Return the lines below exactly, from the first line to the line that contains "(7,\y) -- (639,\y);". Leave out pictures.
□ □ □
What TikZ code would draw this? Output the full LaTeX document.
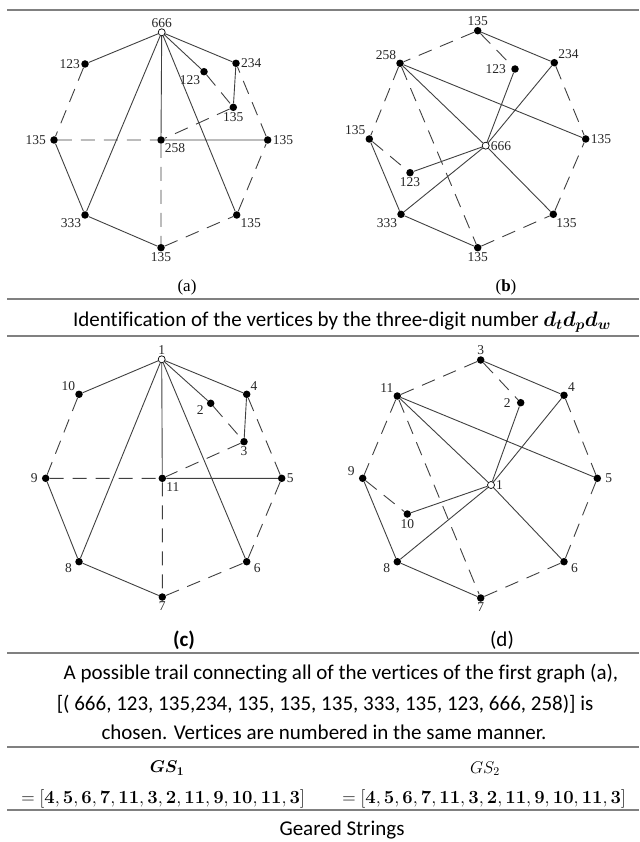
\RequirePackage{fix-cm}
\documentclass[tikz,border=0pt]{standalone}
\usepackage[no-math]{fontspec}
\usepackage{amsmath}
\setmainfont{Carlito}[Ligatures=CommonOff]
\newfontfamily\timesfont{Liberation Serif}
\definecolor{rulegray}{RGB}{128,128,128}
\tikzset{
  vtx/.style={circle,fill=black,inner sep=0pt,minimum size=7.5pt},
  hollow/.style={circle,draw=black,fill=white,inner sep=0pt,minimum size=7pt,line width=0.7pt},
  lbl/.style={font=\timesfont\fontsize{13.5}{13.5}\selectfont,inner sep=1pt,text=black!85},
  every label/.style={lbl},
  ln/.style={draw=black!75,line width=0.9pt},
  dln/.style={ln,dash pattern=on 14pt off 9pt},
  rule/.style={draw=rulegray,line width=2.2pt},
  subcap/.style={font=\timesfont\fontsize{17}{17}\selectfont,inner sep=0pt},
  txt/.style={font=\fontsize{21}{25}\selectfont,inner sep=0pt,anchor=base},
  mth/.style={font=\fontsize{18.5}{22}\selectfont,inner sep=0pt,anchor=base},
}
\begin{document}
\begin{tikzpicture}[x=1pt,y=-1pt]
\useasboundingbox (0,0) rectangle (639,842);
% table rules
\foreach \y in {10,299,336,652.7,746.7,810}
  \draw[rule] (7,\y) -- (639,\y);

% graph (a)
\node[hollow,label=above:666] (aT) at (161.7,32.3) {};
\node[vtx,label=left:123] (aUL) at (85,64) {};
\node[vtx,label=below left:123] (aI) at (204,71.7) {};
\node[vtx,label=right:234] (aUR) at (236,63.3) {};
\node[vtx,label=below:135] (aJ) at (233.3,107.3) {};
\node[vtx,label={[label distance=3pt]left:135}] (aL) at (54,140) {};
\node[vtx,label=below right:258] (aC) at (161,140) {};
\node[vtx,label=right:135] (aR) at (267.7,140) {};
\node[vtx,label=below left:333] (aLL) at (85,215) {};
\node[vtx,label=below right:135] (aLR) at (236.7,215) {};
\node[vtx,label=below:135] (aB) at (161,247.7) {};
\node[subcap] (capa) at (187,287) {(a)};

% graph (b)
\node[vtx,label=above:135] (bT) at (477.7,30.7) {};
\node[vtx,label=above left:258] (bUL) at (400,63.3) {};
\node[vtx,label={[label distance=4pt]left:123}] (bI) at (515,69) {};
\node[vtx,label=above right:234] (bUR) at (554.3,62.7) {};
\node[vtx,label=above left:135] (bL) at (369.3,139) {};
\node[hollow,label=right:666] (bC) at (485.7,145.7) {};
\node[vtx,label=right:135] (bR) at (585.7,139) {};
\node[vtx,label=below:123] (bJ) at (410,172.7) {};
\node[vtx,label=below left:333] (bLL) at (401,214.3) {};
\node[vtx,label=-60:135] (bLR) at (553.3,214.3) {};
\node[vtx,label=below:135] (bB) at (477.7,247.7) {};
\node[subcap] (capb) at (506,287) {(\textbf{b})};

\node[txt] (ident) at (342,326.7)
  {Identification of the vertices by the three-digit number $\boldsymbol{d_t d_p d_w}$};

% graph (c)
\node[hollow,label=above:1] (cT) at (161.7,359.3) {};
\node[vtx,label=above left:10] (cUL) at (79,394.3) {};
\node[vtx,label={[label distance=2pt]190:2}] (cI) at (210.7,403.3) {};
\node[vtx,label=above right:4] (cUR) at (246.7,394.3) {};
\node[vtx,label=below:3] (cJ) at (244,441.7) {};
\node[vtx,label={[label distance=3pt]left:9}] (cL) at (45.7,478.3) {};
\node[vtx,label=below right:11] (cC) at (162.3,478.3) {};
\node[vtx,label=right:5] (cR) at (281.7,478.3) {};
\node[vtx,label={[label distance=2pt]190:8}] (cLL) at (79,561.7) {};
\node[vtx,label={[label distance=2pt]-10:6}] (cLR) at (246.7,561.7) {};
\node[vtx,label=below:7] (cB) at (162.3,597) {};
\node[font=\fontsize{21}{21}\selectfont\bfseries,inner sep=0pt] (capc) at (184,640.5) {(c)};

% graph (d)
\node[vtx,label=above:3] (dT) at (480.7,360) {};
\node[vtx,label=above left:11] (dUL) at (397.3,396) {};
\node[vtx,label={[label distance=5pt]left:2}] (dI) at (520.7,402.7) {};
\node[vtx,label=above right:4] (dUR) at (564,395.3) {};
\node[vtx,label={[label distance=3pt]170:9}] (dL) at (362.7,478.3) {};
\node[hollow,label=right:1] (dC) at (491,485) {};
\node[vtx,label={[label distance=3pt]right:5}] (dR) at (597.3,478.3) {};
\node[vtx,label=below:10] (dJ) at (407.3,514) {};
\node[vtx,label={[label distance=2pt]190:8}] (dLL) at (397.3,561.7) {};
\node[vtx,label={[label distance=2pt]-10:6}] (dLR) at (564,561.7) {};
\node[vtx,label=below:7] (dB) at (480.7,598) {};
\node[font=\fontsize{21}{21}\selectfont,inner sep=0pt] (capd) at (502,640.5) {(d)};

% edges of (a) and (c)
\foreach \g in {a,c} {
  \draw[ln] (\g T) -- (\g UL) (\g T) -- (\g UR) (\g T) -- (\g LL) (\g T) -- (\g C)
    (\g T) -- (\g LR) (\g T) -- (\g I) (\g UR) -- (\g J) (\g C) -- (\g R)
    (\g L) -- (\g LL) (\g LL) -- (\g B);
  \draw[dln] (\g I) -- (\g J) (\g J) -- (\g C) (\g UL) -- (\g L) (\g L) -- (\g C)
    (\g C) -- (\g B) (\g B) -- (\g LR) (\g LR) -- (\g R) (\g R) -- (\g UR);
}
% edges of (b) and (d)
\foreach \g in {b,d} {
  \draw[ln] (\g T) -- (\g UR) (\g I) -- (\g C) (\g UR) -- (\g C) (\g UL) -- (\g C)
    (\g UL) -- (\g R) (\g L) -- (\g LL) (\g J) -- (\g C) (\g C) -- (\g LL)
    (\g C) -- (\g LR) (\g LL) -- (\g B);
  \draw[dln] (\g T) -- (\g UL) (\g T) -- (\g I) (\g UR) -- (\g R) (\g UL) -- (\g L)
    (\g UL) -- (\g B) (\g L) -- (\g J) (\g B) -- (\g LR) (\g LR) -- (\g R);
}

% text rows
\node[txt] (trail1) at (341,679)
  {A possible trail connecting all of the vertices of the first graph (a),};
\node[txt] (trail2) at (325,710)
  {[( 666, 123, 135,234, 135, 135, 135, 333, 135, 123, 666, 258)] is};
\node[txt] (trail3) at (324,739.3)
  {chosen. Vertices are numbered in the same manner.};
\node[mth,font=\fontsize{17}{20}\selectfont] (gs1) at (167,772.7) {$\boldsymbol{GS_1}$};
\node[mth,font=\fontsize{17}{20}\selectfont] (gs2) at (485,773) {$GS_2$};
\node[mth] (list1) at (163,803.3)
  {$= [\mathbf{4}, \mathbf{5}, \mathbf{6}, \mathbf{7}, \mathbf{11}, \mathbf{3}, \mathbf{2}, \mathbf{11}, \mathbf{9}, \mathbf{10}, \mathbf{11}, \mathbf{3}]$};
\node[mth] (list2) at (484,803.3)
  {$= [\mathbf{4}, \mathbf{5}, \mathbf{6}, \mathbf{7}, \mathbf{11}, \mathbf{3}, \mathbf{2}, \mathbf{11}, \mathbf{9}, \mathbf{10}, \mathbf{11}, \mathbf{3}]$};
\node[txt] (geared) at (342,835.5) {Geared Strings};
\end{tikzpicture}
\end{document}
□ □ □
» **Solution to this problem**
What TikZ code would draw this? Output the full LaTeX document.
\RequirePackage{fix-cm}
\documentclass[tikz,border=0pt]{standalone}
\usepackage[no-math]{fontspec}
\usepackage{amsmath}
\setmainfont{Carlito}[Ligatures=CommonOff]
\newfontfamily\timesfont{Liberation Serif}
\definecolor{rulegray}{RGB}{128,128,128}
\tikzset{
  vtx/.style={circle,fill=black,inner sep=0pt,minimum size=7.5pt},
  hollow/.style={circle,draw=black,fill=white,inner sep=0pt,minimum size=7pt,line width=0.7pt},
  lbl/.style={font=\timesfont\fontsize{13.5}{13.5}\selectfont,inner sep=1pt,text=black!85},
  every label/.style={lbl},
  ln/.style={draw=black!75,line width=0.9pt},
  dln/.style={ln,dash pattern=on 14pt off 9pt},
  rule/.style={draw=rulegray,line width=2.2pt},
  subcap/.style={font=\timesfont\fontsize{17}{17}\selectfont,inner sep=0pt},
  txt/.style={font=\fontsize{21}{25}\selectfont,inner sep=0pt,anchor=base},
  mth/.style={font=\fontsize{18.5}{22}\selectfont,inner sep=0pt,anchor=base},
}
\begin{document}
\begin{tikzpicture}[x=1pt,y=-1pt]
\useasboundingbox (0,0) rectangle (639,842);
% table rules
\foreach \y in {10,299,336,652.7,746.7,810}
  \draw[rule] (7,\y) -- (639,\y);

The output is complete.